Rumblings are getting louder that all is not well in college-land. Sociologists Richard Arum and Josipa Roksa have provided an invaluable service to the research-based understanding of contemporary post-secondary education in their provocative studies of the actual experiences of American college students. Their first book on this theme, Academically Adrift: Limited Learning on College Campuses , examined how much students actually took away, intellectually, from the college experience. Their depressing study argued that most students showed surprisingly little gain, even after they had completed their degrees.

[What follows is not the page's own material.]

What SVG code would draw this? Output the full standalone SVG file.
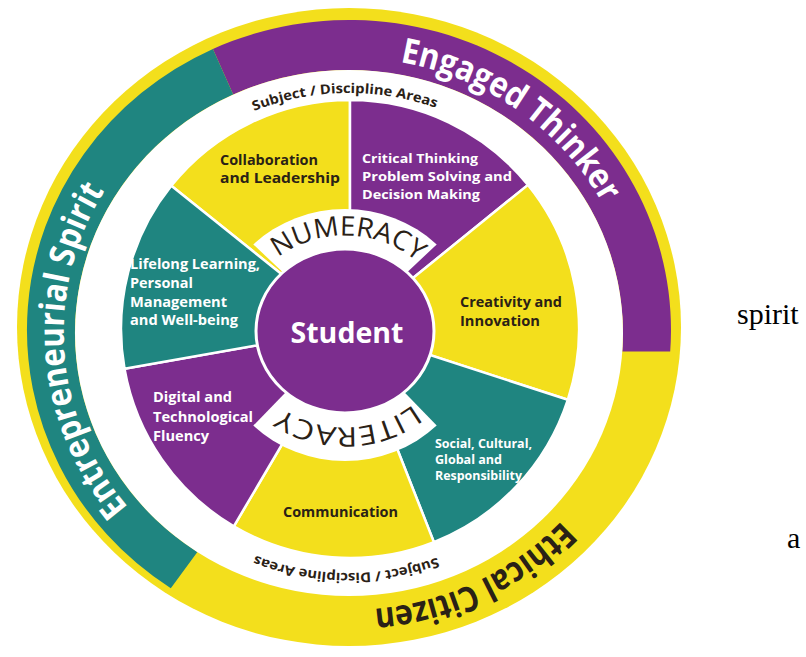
<svg xmlns="http://www.w3.org/2000/svg" width="806" height="657" viewBox="0 0 806 657">
<style>
.y{fill:#F3DF1C}
.p{fill:#7C2D8E}
.t{fill:#1F8580}
.wedge{stroke:#fff;stroke-width:2.5;stroke-linejoin:round}
.sans{font-family:'Open Sans','Liberation Sans',sans-serif}
.lbl{font-weight:700;font-size:14px}
.md{font-size:13px}
.sm{font-size:13.5px}
.xs{font-size:12px}
.dark{fill:#2A2116}
.light{fill:#fff}
.band{font-weight:700;font-size:35px}
.ring{font-weight:700;font-size:13.5px;fill:#2A2116}
.core{font-weight:400;font-size:27px;fill:#2A2116}
.serif{font-family:'Liberation Serif','Times New Roman',serif;font-size:30px;fill:#000}
</style>
<defs>
  <!-- clockwise baseline arcs for curved labels -->
  <path id="arc-top-band" d="M118.2,166.3 A289,277 0 0 1 579.8,499.7"/>
  <path id="arc-left-band" d="M369.2,609.3 A289,277 0 0 1 328.8,56.7"/>
  <path id="arc-bottom-band" d="M606.5,207.2 A289,277 0 0 1 91.5,458.8"/>
  <path id="arc-subject-top" d="M99,337.2 A250,240 0 0 1 599,328.8"/>
  <path id="arc-subject-bottom" d="M599,335.9 A250,240 0 0 1 99,330.1"/>
  <path id="arc-numeracy" d="M239.1,327.6 A106,98 0 0 1 450.9,334.4"/>
  <path id="arc-literacy" d="M450.9,328.6 A106,98 0 0 1 239.1,335.4"/>
</defs>

<rect width="806" height="657" fill="#fff"/>

<!-- outer ring: three attribute bands -->
<g id="ethical-citizen">
  <ellipse cx="349" cy="327" rx="332" ry="319" class="y"/>
</g>
<g id="engaged-thinker">
  <path class="p" d="M212.9,49 A322,310 0 0 1 670.2,351.6 L622.3,351.4 A274,263 0 0 0 233.2,94.6 Z"/>
</g>
<g id="entrepreneurial-spirit">
  <path class="t" d="M170.8,588.2 A322,310 0 0 1 212.9,49 L233.2,94.6 A274,263 0 0 0 197.4,552.1 Z"/>
</g>

<!-- white ring carrying the subject labels -->
<g id="subject-areas">
  <ellipse cx="349" cy="333" rx="274" ry="263" fill="#fff"/>
  <text class="sans ring"><textPath href="#arc-subject-top" startOffset="50%" text-anchor="middle" textLength="186" lengthAdjust="spacingAndGlyphs">Subject / Discipline Areas</textPath></text>
  <text class="sans ring"><textPath href="#arc-subject-bottom" startOffset="50%" text-anchor="middle" textLength="186" lengthAdjust="spacingAndGlyphs">Subject / Discipline Areas</textPath></text>
</g>

<!-- seven competency wedges -->
<g id="collaboration">
  <path class="y wedge" d="M350,329 L171.3,185.8 A229,229 0 0 1 350,100 Z"/>
</g>
<g id="critical-thinking">
  <path class="p wedge" d="M350,329 L350,100 A229,229 0 0 1 528,184.9 Z"/>
</g>
<g id="creativity">
  <path class="y wedge" d="M350,329 L528,184.9 A229,229 0 0 1 567.8,399.8 Z"/>
</g>
<g id="social-cultural">
  <path class="t wedge" d="M350,329 L567.8,399.8 A229,229 0 0 1 433.9,542.1 Z"/>
</g>
<g id="communication">
  <path class="y wedge" d="M350,329 L433.9,542.1 A229,229 0 0 1 233.8,526.3 Z"/>
</g>
<g id="digital-fluency">
  <path class="p wedge" d="M350,329 L233.8,526.3 A229,229 0 0 1 124.5,368.8 Z"/>
</g>
<g id="lifelong-learning">
  <path class="t wedge" d="M350,329 L124.5,368.8 A229,229 0 0 1 171.3,185.8 Z"/>
</g>

<!-- numeracy / literacy collars -->
<g id="numeracy">
  <path fill="#fff" d="M345,331 L253.3,244.4 A132,126 0 0 1 436.7,244.4 Z"/>
  <text class="sans core"><textPath href="#arc-numeracy" startOffset="50%" text-anchor="middle" textLength="150" lengthAdjust="spacingAndGlyphs">NUMERACY</textPath></text>
</g>
<g id="literacy">
  <path fill="#fff" d="M345,331 L436.7,425.6 A132,126 0 0 1 253.3,425.6 Z"/>
  <text class="sans core"><textPath href="#arc-literacy" startOffset="50%" text-anchor="middle" textLength="140" lengthAdjust="spacingAndGlyphs">LITERACY</textPath></text>
</g>

<g id="student">
  <ellipse cx="345" cy="331" rx="89" ry="82" class="p" stroke="#fff" stroke-width="3"/>
  <text class="sans light" x="347" y="343" font-size="29" font-weight="700" text-anchor="middle" textLength="113" lengthAdjust="spacingAndGlyphs">Student</text>
</g>

<!-- band titles -->
<g id="band-titles" class="sans band">
  <text class="light"><textPath href="#arc-top-band" startOffset="50%" text-anchor="middle" textLength="255" lengthAdjust="spacingAndGlyphs">Engaged Thinker</textPath></text>
  <text class="light"><textPath href="#arc-left-band" startOffset="50%" text-anchor="middle" textLength="340" lengthAdjust="spacingAndGlyphs">Entrepreneurial Spirit</textPath></text>
  <text class="dark"><textPath href="#arc-bottom-band" startOffset="50%" text-anchor="middle" textLength="212" lengthAdjust="spacingAndGlyphs">Ethical Citizen</textPath></text>
</g>

<!-- wedge labels -->
<g id="wedge-labels" class="sans lbl">
  <text class="dark" x="220" y="165" textLength="98" lengthAdjust="spacingAndGlyphs">Collaboration</text>
  <text class="dark" x="220" y="183" textLength="120" lengthAdjust="spacingAndGlyphs">and Leadership</text>

  <text class="light md" x="362" y="163" textLength="116" lengthAdjust="spacingAndGlyphs">Critical Thinking</text>
  <text class="light md" x="362" y="181" textLength="150" lengthAdjust="spacingAndGlyphs">Problem Solving and</text>
  <text class="light md" x="362" y="199" textLength="118" lengthAdjust="spacingAndGlyphs">Decision Making</text>

  <text class="dark" x="460" y="307" textLength="102" lengthAdjust="spacingAndGlyphs">Creativity and</text>
  <text class="dark" x="460" y="326" textLength="80" lengthAdjust="spacingAndGlyphs">Innovation</text>

  <text class="light xs" x="435" y="448" textLength="97" lengthAdjust="spacingAndGlyphs">Social, Cultural,</text>
  <text class="light xs" x="435" y="464" textLength="67" lengthAdjust="spacingAndGlyphs">Global and</text>
  <text class="light xs" x="435" y="480" textLength="87" lengthAdjust="spacingAndGlyphs">Responsibility</text>

  <text class="dark" x="283" y="517" textLength="115" lengthAdjust="spacingAndGlyphs">Communication</text>

  <text class="light" x="153" y="402" textLength="79" lengthAdjust="spacingAndGlyphs">Digital and</text>
  <text class="light" x="153" y="422" textLength="100" lengthAdjust="spacingAndGlyphs">Technological</text>
  <text class="light" x="153" y="441" textLength="56" lengthAdjust="spacingAndGlyphs">Fluency</text>

  <text class="light sm" x="130" y="269" textLength="130" lengthAdjust="spacingAndGlyphs">Lifelong Learning,</text>
  <text class="light sm" x="130" y="288" textLength="63" lengthAdjust="spacingAndGlyphs">Personal</text>
  <text class="light sm" x="130" y="307" textLength="97" lengthAdjust="spacingAndGlyphs">Management</text>
  <text class="light sm" x="130" y="325" textLength="108" lengthAdjust="spacingAndGlyphs">and Well-being</text>
</g>

<!-- surrounding page text -->
<text class="serif" x="737" y="324">spirit</text>
<text class="serif" x="787" y="548">a</text>
</svg>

In Aspiring Adults Adrift: Tentative Transitions of College Graduates, Arum and Roksa looked at the employment experiences of a group of university students who graduated in 2009, a time of serious economic difficulty in America. The book observed that college graduates did much better than those without a college education, but also documented the severe challenges facing young adults. The researchers found that for those unemployed at the time of the spring 2011 survey, 40 percent had been unemployed for six months or more. Almost a quarter of the respondents who were unemployed in 2011 had also been unemployed when surveyed in the spring of 2010. Others were underemployed, with 4 percent working fewer than twenty hours per week. The remaining 89 percent of graduates had found either full-time employment or close to it, but many were in low-paid jobs. Fifteen percent of college graduates were in full-time positions that paid less than $20,000 per year, and 15 percent were in positions that paid between $20,000 and $30,000 per year. Considered as a whole, 53 percent of the college graduates who had not re-enrolled full-time in school were unemployed, employed part-time, or employed in full-time jobs that paid less than $30,000 annually.
College and university has never been one thing or a single kind of institution. In his excellent and affectionate commentary on the American college, called simply College , Andrew Delbanco, a Columbia University professor, observed:
For a relatively few students, college remains the sort of place that Andrew Kronman, former dean of Yale Law School, recalls from his days at Williams, where his favorite class took place at the home of a philosophy professor whose two golden retrievers slept on either side of the fireplace like bookends beside the hearth while the sunset lit the Berkshire Hills in scarlet and gold. For many more students, college means the anxious pursuit of marketable skills in overcrowded, under-resourced institutions, where little attention is paid to that elusive entity sometimes call the whole person. For still others, it means travelling by night to a fluorescent office building or to a virtual classroom that exists only in cyberspace. It is a pipe dream to imagine that every student can have the sort of experience that our richest colleges, at their best, provide. But it is a nightmare society that affords the chance to learn and grow only to the wealthy, brilliant, or lucky few. Many remarkable teachers in Americas community colleges, unsung private colleges, and underfunded public colleges live this truth every day, working to keep the ideal of democratic education alive.